Lin Ching-yi (林敬儀), 55, his wife Wang Mei-yung (王美永), 48, and another couple living in an Aboriginal village in Sinyi Township (信義), Nantou County, died after dining together at Lin’s home on July 15.
Announcing they had solved the case, investigators said the four victims had a look of pain on their faces and had myosis, a condition where the pupil constricts abnormally, usually following the consumption of drugs.
Investigators said they suspected the victims had ingested neurotoxins contained in the food or wine.

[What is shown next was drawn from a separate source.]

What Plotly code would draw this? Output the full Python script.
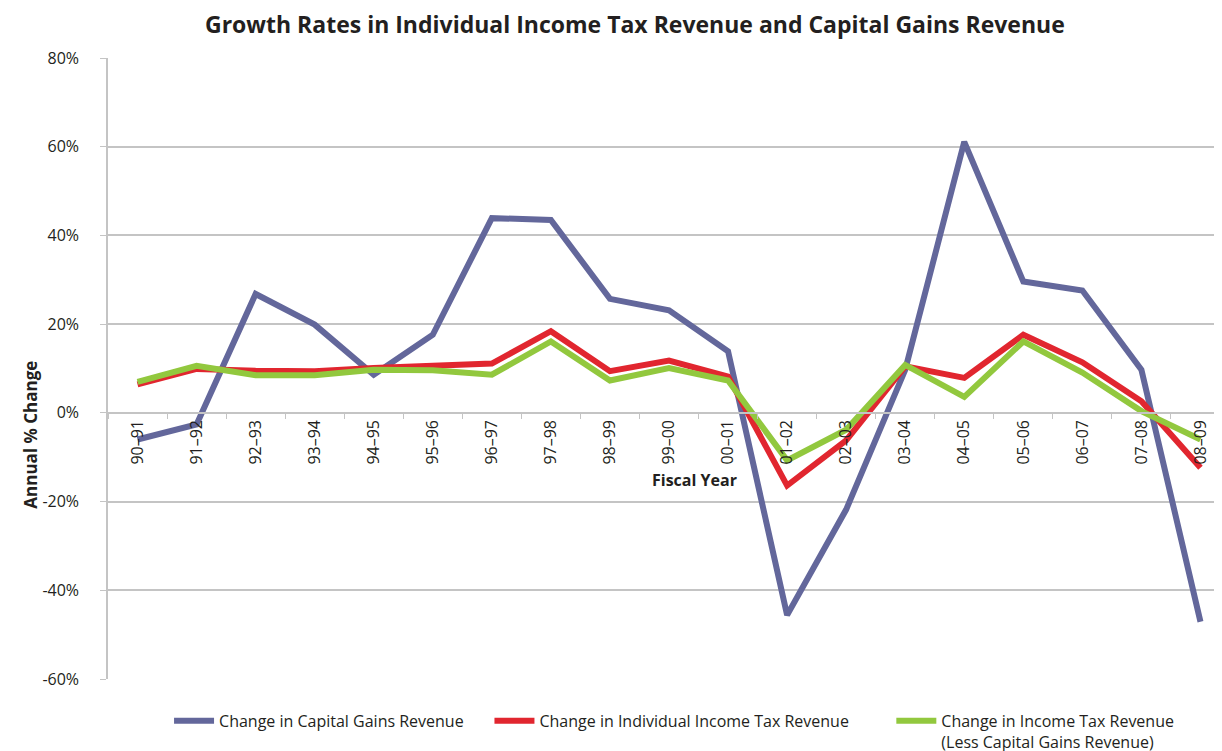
import plotly.graph_objects as go

# Fiscal years (x categories)
years = ['90–91', '91–92', '92–93', '93–94', '94–95', '95–96', '96–97', '97–98', '98–99', '99–00',
         '00–01', '01–02', '02–03', '03–04', '04–05', '05–06', '06–07', '07–08', '08–09']

# Annual % change
capital_gains = [-6.0, -2.6, 26.8, 19.9, 8.6, 17.6, 43.9, 43.5, 25.7, 23.1,
                 13.9, -45.6, -21.8, 9.7, 61.1, 29.6, 27.6, 9.7, -47.1]
income_tax = [6.4, 9.9, 9.5, 9.4, 10.1, 10.5, 11.1, 18.4, 9.4, 11.8,
              8.2, -16.4, -6.2, 10.5, 7.9, 17.6, 11.4, 2.6, -12.4]
income_tax_less_cg = [7.0, 10.6, 8.5, 8.5, 9.7, 9.6, 8.6, 16.1, 7.3, 10.1,
                      7.3, -10.7, -3.8, 10.8, 3.6, 16.1, 9.1, 0.4, -6.0]

# y axis ticks (plain hyphen for negatives, like the original)
y_tick_vals = [-0.6, -0.4, -0.2, 0.0, 0.2, 0.4, 0.6, 0.8]
y_tick_text = ['-60%', '-40%', '-20%', '0%', '20%', '40%', '60%', '80%']

series_names = ['Change in Capital Gains Revenue',
                'Change in Individual Income Tax Revenue',
                'Change in Income Tax Revenue<br>(Less Capital Gains Revenue)']
colors = ['#63679B', '#E1262F', '#92C83E']

FONT = 'Open Sans'
GRID = '#C4C4C4'
TEXT = '#231F20'
# extra room after each legend entry (non-breaking spaces)
legend_pad = [5, 9, 0]


def main():
    fig = go.Figure()
    series = [capital_gains, income_tax, income_tax_less_cg]
    for values, name, color, pad in zip(series, series_names, colors, legend_pad):
        fig.add_trace(go.Scatter(
            x=years, y=[v / 100 for v in values], name=name + '\u00a0' * pad, mode='lines',
            line=dict(color=color, width=6)
        ))

    # y=0 sits 60/140 of the way up the plot area
    zero_pos = 60 / 140

    fig.update_layout(
        width=1222, height=751,
        paper_bgcolor='white', plot_bgcolor='white',
        margin=dict(l=100, r=0, t=49.5, b=78.3),
        font=dict(family=FONT, size=15, color=TEXT),
        title=dict(
            text='<b>Growth Rates in Individual Income Tax Revenue and Capital Gains Revenue</b>',
            x=0.513, xanchor='center', y=0.978, yanchor='middle',
            font=dict(family=FONT, size=23, color=TEXT)
        ),
        xaxis=dict(
            type='category', range=[-0.5, 18.5],
            anchor='free', position=zero_pos,
            showgrid=False, showline=True, linecolor=GRID, linewidth=1.5,
            ticks='outside', tickson='boundaries', ticklen=5, tickcolor=GRID,
            tickangle=-90, tickfont=dict(family=FONT, size=16, color=TEXT),
        ),
        yaxis=dict(
            range=[-0.6, 0.8], tickvals=y_tick_vals, ticktext=y_tick_text,
            showgrid=True, gridcolor=GRID, gridwidth=1.5, zeroline=False,
            showline=True, linecolor=GRID, linewidth=1.5,
            ticks='outside', ticklen=6, tickcolor=GRID, ticklabelstandoff=18,
            tickfont=dict(family=FONT, size=16, color=TEXT),
        ),
        legend=dict(
            orientation='h', x=0.5045, xanchor='center', y=-0.040, yanchor='top',
            valign='top', font=dict(family=FONT, size=16, color=TEXT), itemwidth=40,
            traceorder='normal'
        ),
        annotations=[
            dict(text='<b>Fiscal Year</b>', x=0.5227, y=0.2996, xref='paper', yref='paper',
                 showarrow=False, font=dict(family=FONT, size=16, color=TEXT)),
            dict(text='<b>Annual % Change</b>', x=-0.0811, y=0.3927, xref='paper', yref='paper',
                 textangle=-90, showarrow=False, font=dict(family=FONT, size=17, color=TEXT)),
        ],
    )

    fig.write_html('out.html')


if __name__ == '__main__':
    main()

Investigators said residents in the Aboriginal villages panicked after the incident. For a while, homemade alcohol, pigsties and well water were considered possible sources of the unknown poison. Local police visited households in the area and told residents to avoid drinking or eating anything suspicious.
Nantou prosecutors said they had a breakthrough after they found that Wang had had a former boyfriend named Chu Ming-fu (朱明福).
Prosecutors arrested Chu on Saturday.
Prosecutors said Chu had confessed to poisoning Wang and her husband.
Prosecutors said Chu told them he and Wang dated last year. However, after he moved to Pingtung County for work, Wang married Lin in February. Chu allegedly told investigators he resented it and decided to take revenge.
Chu told prosecutors that on June 30 he gave Wang six bottles of rice wine, adding that he had poured 10 mililiters of 2-Chloroethanol in one bottle.
Prosecutors said that 2--Chloroethanol was a highly toxic substance that could cause death if even a very small amount was ingested.
Prosecutors said forensics experts discovered traces of 2-Chloroethanol in the victims’ bodies, but that initially they did not believe the substance had caused their deaths.